- Your goal -
Quote all of the data that follows exactly as written, skipping the images.

/---

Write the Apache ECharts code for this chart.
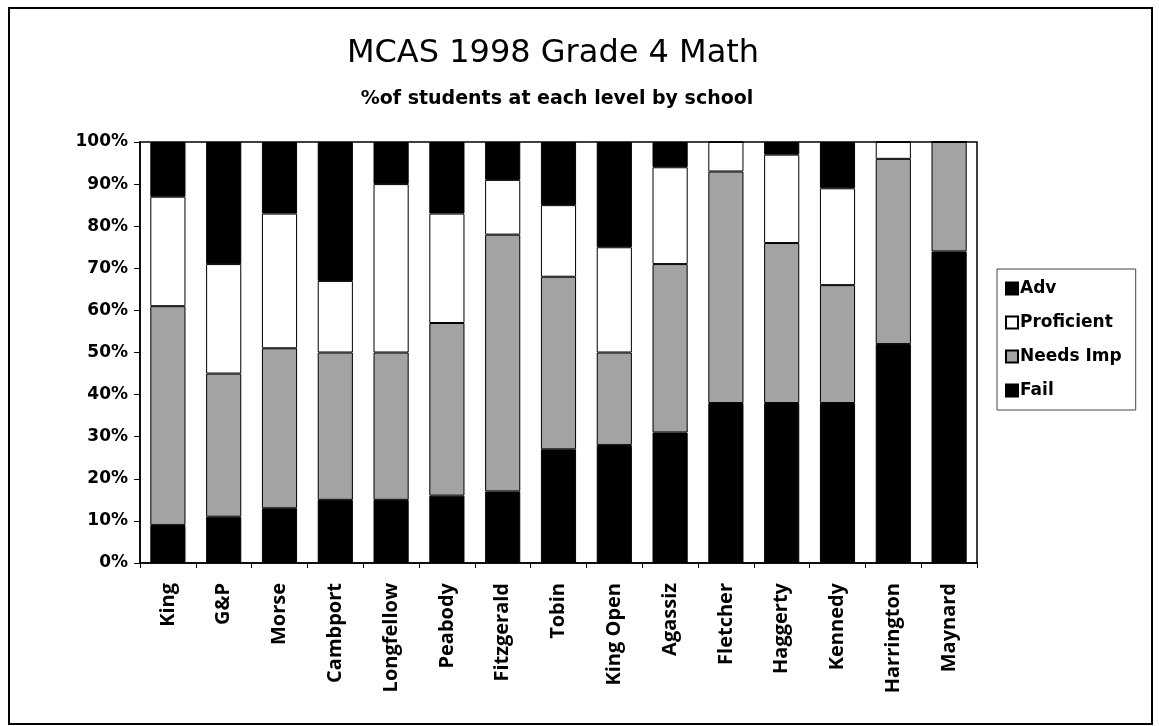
<!DOCTYPE html>
<html>
<head>
<meta charset="utf-8">
<title>MCAS 1998 Grade 4 Math</title>
<script src="https://cdn.jsdelivr.net/npm/echarts@6/dist/echarts.min.js"></script>
<style>
  html, body { margin: 0; padding: 0; background: #fff; }
  #chart { width: 1159px; height: 726px; }
</style>
</head>
<body>
<div id="chart"></div>
<script>
  // schools, left to right
  const schools = ['King', 'G&P', 'Morse', 'Cambport', 'Longfellow', 'Peabody', 'Fitzgerald', 'Tobin',
    'King Open', 'Agassiz', 'Fletcher', 'Haggerty', 'Kennedy', 'Harrington', 'Maynard'];
  // % of students at each level (stacked bottom to top: fail, needs imp, proficient, adv)
  const failData = [9, 11, 13, 15, 15, 16, 17, 27, 28, 31, 38, 38, 38, 52, 74];
  const needsData = [52, 34, 38, 35, 35, 41, 61, 41, 22, 40, 55, 38, 28, 44, 26];
  const profData = [26, 26, 32, 17, 40, 26, 13, 17, 25, 23, 7, 21, 23, 4, 0];
  const advData = [13, 29, 17, 33, 10, 17, 9, 15, 25, 6, 0, 3, 11, 0, 0];

  const chart = echarts.init(document.getElementById('chart'));
  const barStyle = function (color) {
    return { color: color, borderColor: '#000', borderWidth: 1 };
  };

  const option = {
    backgroundColor: '#fff',
    animation: false,
    title: [
      {
        text: 'MCAS 1998 Grade 4 Math',
        left: 548,
        top: 33,
        textAlign: 'center',
        textStyle: { fontFamily: 'DejaVu Sans', fontSize: 32, fontWeight: 'normal', color: '#000' }
      },
      {
        text: '%of students at each level by school',
        left: 552,
        top: 85,
        textAlign: 'center',
        textStyle: { fontFamily: 'DejaVu Sans', fontSize: 19, fontWeight: 'bold', color: '#000' }
      }
    ],
    legend: {
      orient: 'vertical',
      left: 997,
      top: 269,
      data: ['Adv', 'Proficient', 'Needs Imp', 'Fail'],
      icon: 'rect',
      itemWidth: 12,
      itemHeight: 12,
      itemGap: 17,
      padding: [11, 14, 11, 8],
      borderColor: '#444',
      borderWidth: 1,
      textStyle: { fontFamily: 'DejaVu Sans', fontSize: 17, fontWeight: 'bold', color: '#000', padding: [0, 0, 0, -3] }
    },
    grid: {
      left: 140,
      right: 182,
      top: 142,
      bottom: 163,
      show: true,
      borderColor: '#000',
      borderWidth: 1.5,
      backgroundColor: '#fff'
    },
    xAxis: {
      type: 'category',
      data: schools,
      axisLine: { lineStyle: { color: '#000', width: 1.5 } },
      axisTick: { show: true, length: 5, lineStyle: { color: '#000' } },
      axisLabel: {
        rotate: 90,
        margin: 20,
        color: '#000',
        fontFamily: 'Open Sans',
        fontWeight: 'bold',
        fontSize: 20
      }
    },
    yAxis: {
      type: 'value',
      min: 0,
      max: 100,
      interval: 10,
      splitLine: { show: false },
      axisLine: { show: true, lineStyle: { color: '#000', width: 1.5 } },
      axisTick: { show: true, length: 6, lineStyle: { color: '#000' } },
      axisLabel: {
        formatter: '{value}%',
        margin: 12,
        color: '#000',
        fontFamily: 'DejaVu Sans',
        fontWeight: 'bold',
        fontSize: 17
      }
    },
    series: [
      { name: 'Fail', type: 'bar', stack: 'lvl', data: failData, barCategoryGap: '37%', itemStyle: barStyle('#000') },
      { name: 'Needs Imp', type: 'bar', stack: 'lvl', data: needsData, itemStyle: barStyle('#a3a3a3') },
      { name: 'Proficient', type: 'bar', stack: 'lvl', data: profData, itemStyle: barStyle('#fff') },
      { name: 'Adv', type: 'bar', stack: 'lvl', data: advData, itemStyle: barStyle('#000') }
    ],
    graphic: [
      {
        type: 'rect',
        silent: true,
        shape: { x: 9, y: 8, width: 1143, height: 716 },
        style: { fill: 'none', stroke: '#000', lineWidth: 2 }
      }
    ]
  };

  chart.setOption(option);
  window.addEventListener('resize', function () {
    chart.resize();
  });
</script>
</body>
</html>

\---

- Output below -
Write the Apache ECharts code for this chart.
<!DOCTYPE html>
<html>
<head>
<meta charset="utf-8">
<title>MCAS 1998 Grade 4 Math</title>
<script src="https://cdn.jsdelivr.net/npm/echarts@6/dist/echarts.min.js"></script>
<style>
  html, body { margin: 0; padding: 0; background: #fff; }
  #chart { width: 1159px; height: 726px; }
</style>
</head>
<body>
<div id="chart"></div>
<script>
  // schools, left to right
  const schools = ['King', 'G&P', 'Morse', 'Cambport', 'Longfellow', 'Peabody', 'Fitzgerald', 'Tobin',
    'King Open', 'Agassiz', 'Fletcher', 'Haggerty', 'Kennedy', 'Harrington', 'Maynard'];
  // % of students at each level (stacked bottom to top: fail, needs imp, proficient, adv)
  const failData = [9, 11, 13, 15, 15, 16, 17, 27, 28, 31, 38, 38, 38, 52, 74];
  const needsData = [52, 34, 38, 35, 35, 41, 61, 41, 22, 40, 55, 38, 28, 44, 26];
  const profData = [26, 26, 32, 17, 40, 26, 13, 17, 25, 23, 7, 21, 23, 4, 0];
  const advData = [13, 29, 17, 33, 10, 17, 9, 15, 25, 6, 0, 3, 11, 0, 0];

  const chart = echarts.init(document.getElementById('chart'));
  const barStyle = function (color) {
    return { color: color, borderColor: '#000', borderWidth: 1 };
  };

  const option = {
    backgroundColor: '#fff',
    animation: false,
    title: [
      {
        text: 'MCAS 1998 Grade 4 Math',
        left: 548,
        top: 33,
        textAlign: 'center',
        textStyle: { fontFamily: 'DejaVu Sans', fontSize: 32, fontWeight: 'normal', color: '#000' }
      },
      {
        text: '%of students at each level by school',
        left: 552,
        top: 85,
        textAlign: 'center',
        textStyle: { fontFamily: 'DejaVu Sans', fontSize: 19, fontWeight: 'bold', color: '#000' }
      }
    ],
    legend: {
      orient: 'vertical',
      left: 997,
      top: 269,
      data: ['Adv', 'Proficient', 'Needs Imp', 'Fail'],
      icon: 'rect',
      itemWidth: 12,
      itemHeight: 12,
      itemGap: 17,
      padding: [11, 14, 11, 8],
      borderColor: '#444',
      borderWidth: 1,
      textStyle: { fontFamily: 'DejaVu Sans', fontSize: 17, fontWeight: 'bold', color: '#000', padding: [0, 0, 0, -3] }
    },
    grid: {
      left: 140,
      right: 182,
      top: 142,
      bottom: 163,
      show: true,
      borderColor: '#000',
      borderWidth: 1.5,
      backgroundColor: '#fff'
    },
    xAxis: {
      type: 'category',
      data: schools,
      axisLine: { lineStyle: { color: '#000', width: 1.5 } },
      axisTick: { show: true, length: 5, lineStyle: { color: '#000' } },
      axisLabel: {
        rotate: 90,
        margin: 20,
        color: '#000',
        fontFamily: 'Open Sans',
        fontWeight: 'bold',
        fontSize: 20
      }
    },
    yAxis: {
      type: 'value',
      min: 0,
      max: 100,
      interval: 10,
      splitLine: { show: false },
      axisLine: { show: true, lineStyle: { color: '#000', width: 1.5 } },
      axisTick: { show: true, length: 6, lineStyle: { color: '#000' } },
      axisLabel: {
        formatter: '{value}%',
        margin: 12,
        color: '#000',
        fontFamily: 'DejaVu Sans',
        fontWeight: 'bold',
        fontSize: 17
      }
    },
    series: [
      { name: 'Fail', type: 'bar', stack: 'lvl', data: failData, barCategoryGap: '37%', itemStyle: barStyle('#000') },
      { name: 'Needs Imp', type: 'bar', stack: 'lvl', data: needsData, itemStyle: barStyle('#a3a3a3') },
      { name: 'Proficient', type: 'bar', stack: 'lvl', data: profData, itemStyle: barStyle('#fff') },
      { name: 'Adv', type: 'bar', stack: 'lvl', data: advData, itemStyle: barStyle('#000') }
    ],
    graphic: [
      {
        type: 'rect',
        silent: true,
        shape: { x: 9, y: 8, width: 1143, height: 716 },
        style: { fill: 'none', stroke: '#000', lineWidth: 2 }
      }
    ]
  };

  chart.setOption(option);
  window.addEventListener('resize', function () {
    chart.resize();
  });
</script>
</body>
</html>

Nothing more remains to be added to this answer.